REQUIREMENTS: Reproduce the following material exactly, including every line.

MATERIAL:
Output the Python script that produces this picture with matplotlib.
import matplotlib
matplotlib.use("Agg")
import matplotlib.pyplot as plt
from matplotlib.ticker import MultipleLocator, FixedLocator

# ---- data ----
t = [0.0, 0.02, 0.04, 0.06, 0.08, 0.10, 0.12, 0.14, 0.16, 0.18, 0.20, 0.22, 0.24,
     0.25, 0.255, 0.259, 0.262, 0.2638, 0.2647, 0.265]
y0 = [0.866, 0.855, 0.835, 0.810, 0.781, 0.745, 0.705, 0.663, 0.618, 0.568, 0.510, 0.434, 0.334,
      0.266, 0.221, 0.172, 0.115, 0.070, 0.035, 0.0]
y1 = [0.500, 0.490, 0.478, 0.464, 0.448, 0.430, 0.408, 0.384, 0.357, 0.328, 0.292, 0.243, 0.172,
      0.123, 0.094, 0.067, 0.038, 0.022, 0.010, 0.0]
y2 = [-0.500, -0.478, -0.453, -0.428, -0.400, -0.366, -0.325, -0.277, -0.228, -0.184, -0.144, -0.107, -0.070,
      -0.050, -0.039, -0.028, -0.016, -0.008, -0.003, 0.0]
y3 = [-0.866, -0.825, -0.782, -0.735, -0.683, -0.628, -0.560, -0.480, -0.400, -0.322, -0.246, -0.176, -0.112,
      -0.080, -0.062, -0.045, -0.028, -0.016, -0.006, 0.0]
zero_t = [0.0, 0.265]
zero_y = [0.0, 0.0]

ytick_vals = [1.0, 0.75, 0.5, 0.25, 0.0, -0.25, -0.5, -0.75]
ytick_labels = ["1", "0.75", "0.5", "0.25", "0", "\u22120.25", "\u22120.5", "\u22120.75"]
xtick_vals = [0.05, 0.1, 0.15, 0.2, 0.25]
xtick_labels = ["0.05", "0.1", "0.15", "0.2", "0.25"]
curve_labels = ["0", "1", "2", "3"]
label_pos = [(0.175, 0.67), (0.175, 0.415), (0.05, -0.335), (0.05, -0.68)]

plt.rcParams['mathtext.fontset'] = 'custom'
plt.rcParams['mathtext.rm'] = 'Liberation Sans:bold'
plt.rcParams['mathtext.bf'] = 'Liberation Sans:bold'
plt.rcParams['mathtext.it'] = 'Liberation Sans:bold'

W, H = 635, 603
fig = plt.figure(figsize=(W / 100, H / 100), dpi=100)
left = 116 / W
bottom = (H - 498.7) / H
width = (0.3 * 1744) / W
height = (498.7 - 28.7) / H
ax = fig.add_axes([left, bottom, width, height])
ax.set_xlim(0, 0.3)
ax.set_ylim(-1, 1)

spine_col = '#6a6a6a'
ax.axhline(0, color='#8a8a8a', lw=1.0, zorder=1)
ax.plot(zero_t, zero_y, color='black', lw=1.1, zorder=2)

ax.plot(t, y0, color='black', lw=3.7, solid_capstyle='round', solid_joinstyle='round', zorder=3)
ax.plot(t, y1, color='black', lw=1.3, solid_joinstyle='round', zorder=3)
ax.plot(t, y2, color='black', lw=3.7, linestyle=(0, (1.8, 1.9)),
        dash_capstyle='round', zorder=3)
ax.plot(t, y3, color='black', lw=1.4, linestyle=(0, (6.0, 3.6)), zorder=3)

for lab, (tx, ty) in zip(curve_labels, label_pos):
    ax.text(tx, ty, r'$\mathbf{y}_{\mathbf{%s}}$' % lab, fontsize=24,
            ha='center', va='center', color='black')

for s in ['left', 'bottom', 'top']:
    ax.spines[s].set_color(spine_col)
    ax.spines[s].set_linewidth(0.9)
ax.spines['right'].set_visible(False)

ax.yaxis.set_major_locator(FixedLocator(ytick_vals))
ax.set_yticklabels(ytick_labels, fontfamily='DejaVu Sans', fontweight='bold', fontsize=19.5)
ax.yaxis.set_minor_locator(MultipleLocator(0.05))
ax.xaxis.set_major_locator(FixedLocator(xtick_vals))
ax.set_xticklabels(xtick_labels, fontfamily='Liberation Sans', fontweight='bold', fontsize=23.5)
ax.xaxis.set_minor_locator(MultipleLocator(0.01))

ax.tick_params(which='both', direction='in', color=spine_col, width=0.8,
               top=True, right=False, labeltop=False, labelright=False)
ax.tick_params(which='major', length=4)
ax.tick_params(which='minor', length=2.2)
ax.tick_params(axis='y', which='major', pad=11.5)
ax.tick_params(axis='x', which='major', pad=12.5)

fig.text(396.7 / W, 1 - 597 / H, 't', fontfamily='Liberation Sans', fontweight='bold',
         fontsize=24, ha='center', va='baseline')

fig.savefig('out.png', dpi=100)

TASK ANSWER:
Output the Python script that produces this picture with matplotlib.
import matplotlib
matplotlib.use("Agg")
import matplotlib.pyplot as plt
from matplotlib.ticker import MultipleLocator, FixedLocator

# ---- data ----
t = [0.0, 0.02, 0.04, 0.06, 0.08, 0.10, 0.12, 0.14, 0.16, 0.18, 0.20, 0.22, 0.24,
     0.25, 0.255, 0.259, 0.262, 0.2638, 0.2647, 0.265]
y0 = [0.866, 0.855, 0.835, 0.810, 0.781, 0.745, 0.705, 0.663, 0.618, 0.568, 0.510, 0.434, 0.334,
      0.266, 0.221, 0.172, 0.115, 0.070, 0.035, 0.0]
y1 = [0.500, 0.490, 0.478, 0.464, 0.448, 0.430, 0.408, 0.384, 0.357, 0.328, 0.292, 0.243, 0.172,
      0.123, 0.094, 0.067, 0.038, 0.022, 0.010, 0.0]
y2 = [-0.500, -0.478, -0.453, -0.428, -0.400, -0.366, -0.325, -0.277, -0.228, -0.184, -0.144, -0.107, -0.070,
      -0.050, -0.039, -0.028, -0.016, -0.008, -0.003, 0.0]
y3 = [-0.866, -0.825, -0.782, -0.735, -0.683, -0.628, -0.560, -0.480, -0.400, -0.322, -0.246, -0.176, -0.112,
      -0.080, -0.062, -0.045, -0.028, -0.016, -0.006, 0.0]
zero_t = [0.0, 0.265]
zero_y = [0.0, 0.0]

ytick_vals = [1.0, 0.75, 0.5, 0.25, 0.0, -0.25, -0.5, -0.75]
ytick_labels = ["1", "0.75", "0.5", "0.25", "0", "\u22120.25", "\u22120.5", "\u22120.75"]
xtick_vals = [0.05, 0.1, 0.15, 0.2, 0.25]
xtick_labels = ["0.05", "0.1", "0.15", "0.2", "0.25"]
curve_labels = ["0", "1", "2", "3"]
label_pos = [(0.175, 0.67), (0.175, 0.415), (0.05, -0.335), (0.05, -0.68)]

plt.rcParams['mathtext.fontset'] = 'custom'
plt.rcParams['mathtext.rm'] = 'Liberation Sans:bold'
plt.rcParams['mathtext.bf'] = 'Liberation Sans:bold'
plt.rcParams['mathtext.it'] = 'Liberation Sans:bold'

W, H = 635, 603
fig = plt.figure(figsize=(W / 100, H / 100), dpi=100)
left = 116 / W
bottom = (H - 498.7) / H
width = (0.3 * 1744) / W
height = (498.7 - 28.7) / H
ax = fig.add_axes([left, bottom, width, height])
ax.set_xlim(0, 0.3)
ax.set_ylim(-1, 1)

spine_col = '#6a6a6a'
ax.axhline(0, color='#8a8a8a', lw=1.0, zorder=1)
ax.plot(zero_t, zero_y, color='black', lw=1.1, zorder=2)

ax.plot(t, y0, color='black', lw=3.7, solid_capstyle='round', solid_joinstyle='round', zorder=3)
ax.plot(t, y1, color='black', lw=1.3, solid_joinstyle='round', zorder=3)
ax.plot(t, y2, color='black', lw=3.7, linestyle=(0, (1.8, 1.9)),
        dash_capstyle='round', zorder=3)
ax.plot(t, y3, color='black', lw=1.4, linestyle=(0, (6.0, 3.6)), zorder=3)

for lab, (tx, ty) in zip(curve_labels, label_pos):
    ax.text(tx, ty, r'$\mathbf{y}_{\mathbf{%s}}$' % lab, fontsize=24,
            ha='center', va='center', color='black')

for s in ['left', 'bottom', 'top']:
    ax.spines[s].set_color(spine_col)
    ax.spines[s].set_linewidth(0.9)
ax.spines['right'].set_visible(False)

ax.yaxis.set_major_locator(FixedLocator(ytick_vals))
ax.set_yticklabels(ytick_labels, fontfamily='DejaVu Sans', fontweight='bold', fontsize=19.5)
ax.yaxis.set_minor_locator(MultipleLocator(0.05))
ax.xaxis.set_major_locator(FixedLocator(xtick_vals))
ax.set_xticklabels(xtick_labels, fontfamily='Liberation Sans', fontweight='bold', fontsize=23.5)
ax.xaxis.set_minor_locator(MultipleLocator(0.01))

ax.tick_params(which='both', direction='in', color=spine_col, width=0.8,
               top=True, right=False, labeltop=False, labelright=False)
ax.tick_params(which='major', length=4)
ax.tick_params(which='minor', length=2.2)
ax.tick_params(axis='y', which='major', pad=11.5)
ax.tick_params(axis='x', which='major', pad=12.5)

fig.text(396.7 / W, 1 - 597 / H, 't', fontfamily='Liberation Sans', fontweight='bold',
         fontsize=24, ha='center', va='baseline')

fig.savefig('out.png', dpi=100)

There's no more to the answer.